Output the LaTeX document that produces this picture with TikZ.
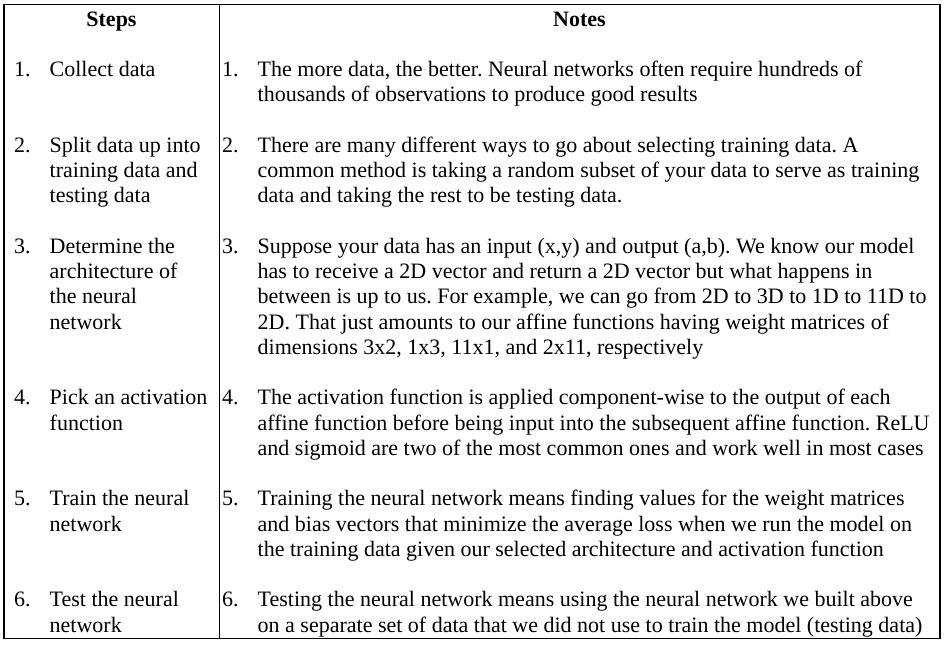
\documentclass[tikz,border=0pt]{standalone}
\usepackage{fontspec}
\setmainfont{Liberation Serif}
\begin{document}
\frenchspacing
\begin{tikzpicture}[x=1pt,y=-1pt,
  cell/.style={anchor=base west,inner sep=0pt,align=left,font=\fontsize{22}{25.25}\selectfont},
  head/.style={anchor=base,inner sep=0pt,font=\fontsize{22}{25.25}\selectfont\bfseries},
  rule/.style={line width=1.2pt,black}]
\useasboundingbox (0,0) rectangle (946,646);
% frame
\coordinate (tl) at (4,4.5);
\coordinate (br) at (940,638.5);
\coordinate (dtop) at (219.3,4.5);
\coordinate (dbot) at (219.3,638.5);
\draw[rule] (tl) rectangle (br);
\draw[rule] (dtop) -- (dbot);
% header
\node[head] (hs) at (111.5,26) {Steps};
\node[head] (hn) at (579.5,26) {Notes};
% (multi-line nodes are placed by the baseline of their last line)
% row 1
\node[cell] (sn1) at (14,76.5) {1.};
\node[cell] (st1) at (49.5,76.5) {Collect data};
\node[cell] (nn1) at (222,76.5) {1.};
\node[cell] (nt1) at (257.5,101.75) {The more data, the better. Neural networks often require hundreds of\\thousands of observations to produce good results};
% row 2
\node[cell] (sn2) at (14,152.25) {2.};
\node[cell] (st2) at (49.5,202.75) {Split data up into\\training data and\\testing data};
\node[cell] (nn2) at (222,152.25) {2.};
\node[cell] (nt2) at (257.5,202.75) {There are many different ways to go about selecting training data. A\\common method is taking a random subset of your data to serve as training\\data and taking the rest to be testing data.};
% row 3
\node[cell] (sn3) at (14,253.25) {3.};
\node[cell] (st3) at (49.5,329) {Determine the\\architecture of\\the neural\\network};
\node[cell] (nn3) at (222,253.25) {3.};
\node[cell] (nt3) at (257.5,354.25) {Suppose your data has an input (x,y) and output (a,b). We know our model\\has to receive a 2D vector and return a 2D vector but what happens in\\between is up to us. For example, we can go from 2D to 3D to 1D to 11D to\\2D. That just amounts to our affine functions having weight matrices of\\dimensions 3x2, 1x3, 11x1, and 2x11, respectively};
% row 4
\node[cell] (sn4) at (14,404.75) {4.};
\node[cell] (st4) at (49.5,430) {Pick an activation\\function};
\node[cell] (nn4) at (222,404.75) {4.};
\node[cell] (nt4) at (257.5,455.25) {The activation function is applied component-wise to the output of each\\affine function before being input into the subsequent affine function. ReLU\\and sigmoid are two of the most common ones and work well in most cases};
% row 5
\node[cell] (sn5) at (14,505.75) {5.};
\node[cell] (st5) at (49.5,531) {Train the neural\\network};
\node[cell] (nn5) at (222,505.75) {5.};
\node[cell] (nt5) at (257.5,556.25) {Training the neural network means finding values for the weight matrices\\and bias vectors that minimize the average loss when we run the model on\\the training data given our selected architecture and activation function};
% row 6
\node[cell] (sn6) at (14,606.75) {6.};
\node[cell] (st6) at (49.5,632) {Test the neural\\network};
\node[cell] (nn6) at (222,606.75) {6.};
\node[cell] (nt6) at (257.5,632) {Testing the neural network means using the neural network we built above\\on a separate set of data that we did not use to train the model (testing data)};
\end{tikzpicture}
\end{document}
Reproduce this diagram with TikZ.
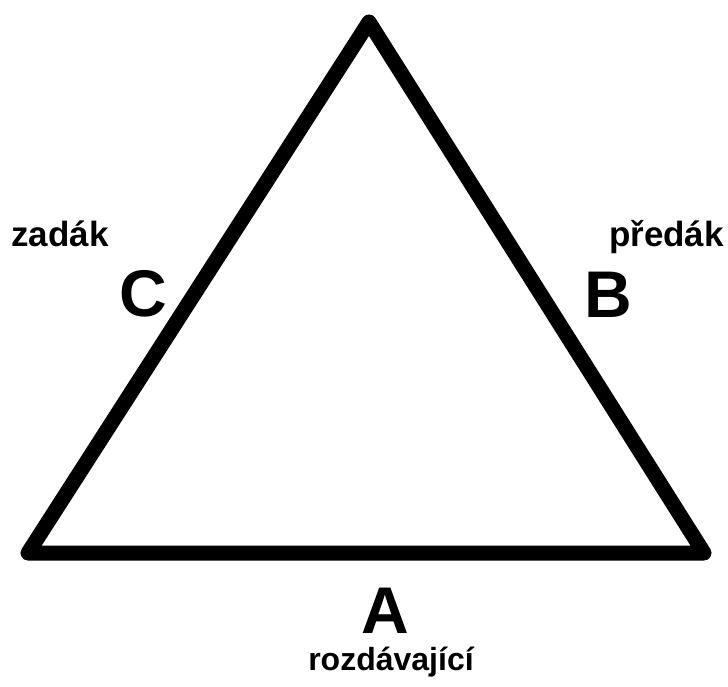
※ ※ ※
_Objective_
Extract all lines from the material above that include the word "this".

_Exercise answer_
Output the LaTeX document that produces this picture with TikZ.
Reproduce this diagram with TikZ.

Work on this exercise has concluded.